• Provided data
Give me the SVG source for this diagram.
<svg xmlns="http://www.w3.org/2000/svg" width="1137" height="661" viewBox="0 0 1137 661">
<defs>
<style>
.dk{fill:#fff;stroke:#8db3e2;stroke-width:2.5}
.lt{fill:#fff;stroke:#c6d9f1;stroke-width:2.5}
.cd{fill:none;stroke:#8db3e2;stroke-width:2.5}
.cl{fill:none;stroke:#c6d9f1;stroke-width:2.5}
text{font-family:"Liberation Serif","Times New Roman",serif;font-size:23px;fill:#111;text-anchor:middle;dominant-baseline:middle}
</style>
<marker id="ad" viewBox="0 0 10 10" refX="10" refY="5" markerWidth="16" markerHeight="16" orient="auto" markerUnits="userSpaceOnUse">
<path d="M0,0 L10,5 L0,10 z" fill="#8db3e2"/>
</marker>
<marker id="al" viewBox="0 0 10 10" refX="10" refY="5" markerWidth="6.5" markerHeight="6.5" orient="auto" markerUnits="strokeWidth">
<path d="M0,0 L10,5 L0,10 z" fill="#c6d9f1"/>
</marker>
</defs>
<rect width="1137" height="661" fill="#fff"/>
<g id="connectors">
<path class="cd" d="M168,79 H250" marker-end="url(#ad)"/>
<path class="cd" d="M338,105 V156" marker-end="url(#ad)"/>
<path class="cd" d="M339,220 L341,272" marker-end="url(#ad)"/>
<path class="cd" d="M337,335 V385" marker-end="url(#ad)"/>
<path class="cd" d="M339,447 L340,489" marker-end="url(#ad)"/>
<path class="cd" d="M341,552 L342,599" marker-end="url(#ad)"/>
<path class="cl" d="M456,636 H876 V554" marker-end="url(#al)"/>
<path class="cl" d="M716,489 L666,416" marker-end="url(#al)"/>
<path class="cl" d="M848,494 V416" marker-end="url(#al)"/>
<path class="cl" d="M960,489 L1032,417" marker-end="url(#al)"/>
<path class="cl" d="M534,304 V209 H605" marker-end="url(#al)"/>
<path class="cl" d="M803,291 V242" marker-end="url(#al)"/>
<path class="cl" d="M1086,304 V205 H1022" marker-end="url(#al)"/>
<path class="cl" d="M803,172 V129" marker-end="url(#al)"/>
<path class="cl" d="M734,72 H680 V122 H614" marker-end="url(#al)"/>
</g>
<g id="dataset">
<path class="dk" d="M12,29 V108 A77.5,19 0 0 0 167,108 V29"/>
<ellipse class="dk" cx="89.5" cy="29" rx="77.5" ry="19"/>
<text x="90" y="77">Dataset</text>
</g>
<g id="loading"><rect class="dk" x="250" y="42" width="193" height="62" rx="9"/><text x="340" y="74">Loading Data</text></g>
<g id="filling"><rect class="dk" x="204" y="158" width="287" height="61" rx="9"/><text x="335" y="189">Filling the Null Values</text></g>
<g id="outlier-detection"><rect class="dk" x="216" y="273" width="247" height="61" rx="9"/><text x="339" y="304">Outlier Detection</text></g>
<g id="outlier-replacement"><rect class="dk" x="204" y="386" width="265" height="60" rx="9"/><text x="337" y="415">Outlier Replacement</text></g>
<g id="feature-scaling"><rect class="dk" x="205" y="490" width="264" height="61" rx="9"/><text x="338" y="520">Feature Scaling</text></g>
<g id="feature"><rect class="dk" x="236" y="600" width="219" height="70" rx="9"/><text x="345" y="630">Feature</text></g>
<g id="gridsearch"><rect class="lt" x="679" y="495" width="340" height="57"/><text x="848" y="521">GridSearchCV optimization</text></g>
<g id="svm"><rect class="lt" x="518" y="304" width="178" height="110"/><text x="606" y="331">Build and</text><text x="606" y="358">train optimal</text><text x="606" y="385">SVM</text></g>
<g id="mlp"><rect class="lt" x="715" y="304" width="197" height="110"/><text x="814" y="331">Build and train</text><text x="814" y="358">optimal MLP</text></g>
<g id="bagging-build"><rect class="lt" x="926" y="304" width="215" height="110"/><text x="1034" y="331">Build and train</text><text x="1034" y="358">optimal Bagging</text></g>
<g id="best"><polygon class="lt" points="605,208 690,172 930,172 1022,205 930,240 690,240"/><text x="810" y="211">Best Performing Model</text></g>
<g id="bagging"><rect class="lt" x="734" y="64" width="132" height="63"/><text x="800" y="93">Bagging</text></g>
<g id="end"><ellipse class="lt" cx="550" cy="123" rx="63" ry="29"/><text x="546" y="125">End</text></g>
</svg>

• Job
Quote every line of the data, word for word.

• Solution to this exercise
Give me the SVG source for this diagram.
<svg xmlns="http://www.w3.org/2000/svg" width="1137" height="661" viewBox="0 0 1137 661">
<defs>
<style>
.dk{fill:#fff;stroke:#8db3e2;stroke-width:2.5}
.lt{fill:#fff;stroke:#c6d9f1;stroke-width:2.5}
.cd{fill:none;stroke:#8db3e2;stroke-width:2.5}
.cl{fill:none;stroke:#c6d9f1;stroke-width:2.5}
text{font-family:"Liberation Serif","Times New Roman",serif;font-size:23px;fill:#111;text-anchor:middle;dominant-baseline:middle}
</style>
<marker id="ad" viewBox="0 0 10 10" refX="10" refY="5" markerWidth="16" markerHeight="16" orient="auto" markerUnits="userSpaceOnUse">
<path d="M0,0 L10,5 L0,10 z" fill="#8db3e2"/>
</marker>
<marker id="al" viewBox="0 0 10 10" refX="10" refY="5" markerWidth="6.5" markerHeight="6.5" orient="auto" markerUnits="strokeWidth">
<path d="M0,0 L10,5 L0,10 z" fill="#c6d9f1"/>
</marker>
</defs>
<rect width="1137" height="661" fill="#fff"/>
<g id="connectors">
<path class="cd" d="M168,79 H250" marker-end="url(#ad)"/>
<path class="cd" d="M338,105 V156" marker-end="url(#ad)"/>
<path class="cd" d="M339,220 L341,272" marker-end="url(#ad)"/>
<path class="cd" d="M337,335 V385" marker-end="url(#ad)"/>
<path class="cd" d="M339,447 L340,489" marker-end="url(#ad)"/>
<path class="cd" d="M341,552 L342,599" marker-end="url(#ad)"/>
<path class="cl" d="M456,636 H876 V554" marker-end="url(#al)"/>
<path class="cl" d="M716,489 L666,416" marker-end="url(#al)"/>
<path class="cl" d="M848,494 V416" marker-end="url(#al)"/>
<path class="cl" d="M960,489 L1032,417" marker-end="url(#al)"/>
<path class="cl" d="M534,304 V209 H605" marker-end="url(#al)"/>
<path class="cl" d="M803,291 V242" marker-end="url(#al)"/>
<path class="cl" d="M1086,304 V205 H1022" marker-end="url(#al)"/>
<path class="cl" d="M803,172 V129" marker-end="url(#al)"/>
<path class="cl" d="M734,72 H680 V122 H614" marker-end="url(#al)"/>
</g>
<g id="dataset">
<path class="dk" d="M12,29 V108 A77.5,19 0 0 0 167,108 V29"/>
<ellipse class="dk" cx="89.5" cy="29" rx="77.5" ry="19"/>
<text x="90" y="77">Dataset</text>
</g>
<g id="loading"><rect class="dk" x="250" y="42" width="193" height="62" rx="9"/><text x="340" y="74">Loading Data</text></g>
<g id="filling"><rect class="dk" x="204" y="158" width="287" height="61" rx="9"/><text x="335" y="189">Filling the Null Values</text></g>
<g id="outlier-detection"><rect class="dk" x="216" y="273" width="247" height="61" rx="9"/><text x="339" y="304">Outlier Detection</text></g>
<g id="outlier-replacement"><rect class="dk" x="204" y="386" width="265" height="60" rx="9"/><text x="337" y="415">Outlier Replacement</text></g>
<g id="feature-scaling"><rect class="dk" x="205" y="490" width="264" height="61" rx="9"/><text x="338" y="520">Feature Scaling</text></g>
<g id="feature"><rect class="dk" x="236" y="600" width="219" height="70" rx="9"/><text x="345" y="630">Feature</text></g>
<g id="gridsearch"><rect class="lt" x="679" y="495" width="340" height="57"/><text x="848" y="521">GridSearchCV optimization</text></g>
<g id="svm"><rect class="lt" x="518" y="304" width="178" height="110"/><text x="606" y="331">Build and</text><text x="606" y="358">train optimal</text><text x="606" y="385">SVM</text></g>
<g id="mlp"><rect class="lt" x="715" y="304" width="197" height="110"/><text x="814" y="331">Build and train</text><text x="814" y="358">optimal MLP</text></g>
<g id="bagging-build"><rect class="lt" x="926" y="304" width="215" height="110"/><text x="1034" y="331">Build and train</text><text x="1034" y="358">optimal Bagging</text></g>
<g id="best"><polygon class="lt" points="605,208 690,172 930,172 1022,205 930,240 690,240"/><text x="810" y="211">Best Performing Model</text></g>
<g id="bagging"><rect class="lt" x="734" y="64" width="132" height="63"/><text x="800" y="93">Bagging</text></g>
<g id="end"><ellipse class="lt" cx="550" cy="123" rx="63" ry="29"/><text x="546" y="125">End</text></g>
</svg>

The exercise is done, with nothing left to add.